To confirm the analytic lagtime gradient drives a full FOCEI estimation to the same optimum NONMEM reaches, a 1-cpt oral ODE model with an estimated ALAG1 was fit to a simulated dataset (60 subjects, dense early sampling, IIV on CL/V/KA) in both ferx (ode(states=[depot, central]) with the analytic lagtime gradient) and NONMEM 7.5.1 (ADVAN2 TRANS2, $ESTIMATION METHOD=1 INTER, $COVARIANCE). NONMEM’s ADVAN2 is the analytical 1-cpt solution, so ferx is run with tight ODE tolerances (ode_reltol = 1e-12, ode_abstol = 1e-14) for an apples-to-apples comparison of the numerical integrator against the closed form:

Parameter True ferx FOCEI (± SE) NONMEM 7.5.1 FOCEI (± SE)
OFV (−2LL) 176.6706 176.6706
TVCL 0.134 0.142859 ± 0.00600 0.142859 ± 0.00592
TVV 8.1 8.35241 ± 0.1476 8.35241 ± 0.1457
TVKA 1.0 1.01212 ± 0.0435 1.01212 ± 0.0436
TVLAG (h) 0.5 0.492148 ± 0.0109 0.492148 ± 0.0125
ω²CL 0.09 0.09662 ± 0.0195 0.09662 ± 0.0232
ω²V 0.02 0.01759 ± 0.0034 0.01759 ± 0.0033
ω²KA 0.09 0.08576 ± 0.0167 0.08576 ± 0.0150
σ (prop, SD) 0.05 0.049772 ± 0.0017 0.049772

The objective functions agree to 1e-4, every point estimate to 5–6 significant figures, and the standard errors to within ~1 % (θ) / ~16 % (ω, the usual delta-method variance↔︎SD spread) — i.e. the analytic lagtime gradient lands the FOCEI optimiser on NONMEM’s exact solution. The cross-check was confirmed at the objective level too: evaluated at NONMEM’s final estimates, ferx’s FOCEI objective is 176.6706 versus NONMEM’s 176.6706.

Note

For ODE models the FOCEI objective and its FD-Hessian covariance are only as accurate as the ODE integration. At loose tolerances the integration noise both perturbs the optimum and can render the covariance FD-Hessian indefinite (regularised SEs); use tight ode_reltol/ode_abstol when comparing against an analytical reference or when SEs look ill-conditioned.

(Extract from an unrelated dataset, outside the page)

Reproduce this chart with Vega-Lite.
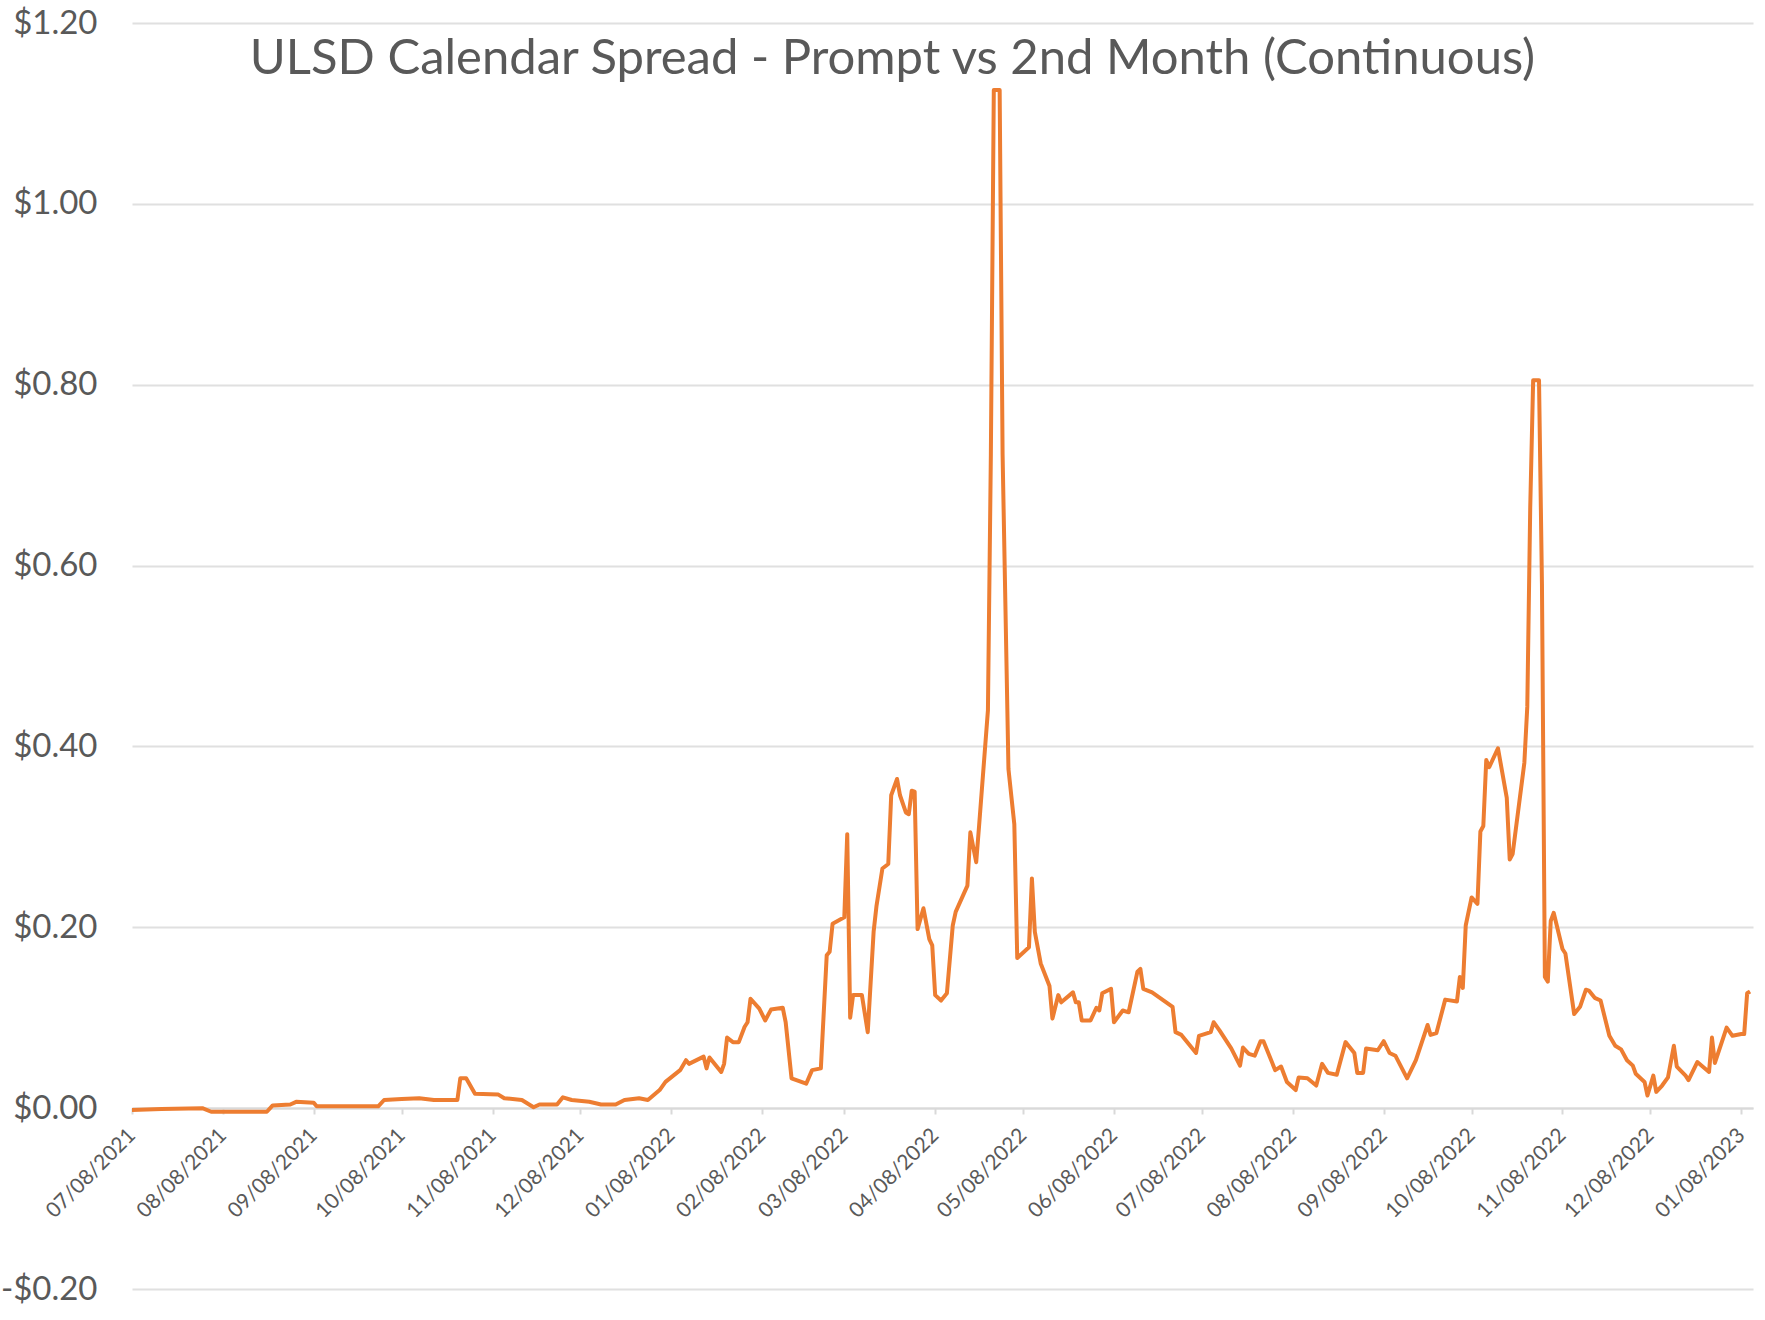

If both lagtime= and alag= are supplied on the same [structural_model] line (or if both keys appear in a programmatically constructed PK parameter map), lagtime wins. This is intentional but unlikely to be intended; prefer using only one of the two names per model.

Notes and caveats

  • lagtime may carry a random effect like any other PK parameter (LAGTIME = TVLAGTIME * exp(ETA_LAGTIME)). The optimiser handles derivatives through the same machinery used for CL, V, KA, etc.
  • Negative lagtime is not clamped — if a user writes an expression that yields a negative value, predictions will treat the dose as effective before its record time. Prefer a log-link (exp(...)) or any other parameterisation that keeps lagtime ≥ 0. ferx emits a warning in FitResult.warnings when the initial typical-value lagtime is negative.
  • Steady-state doses (SS=1) combined with non-zero lagtime are fully supported. Under linear superposition the lagged SS curve at time t equals the un-lagged SS curve evaluated at t - lagtime, i.e. C_ss(t, L) = C_ss(t - L, 0). See Steady-State Doses for the full SS=1 reference.

See examples/oral_with_lagtime.ferx for a runnable model.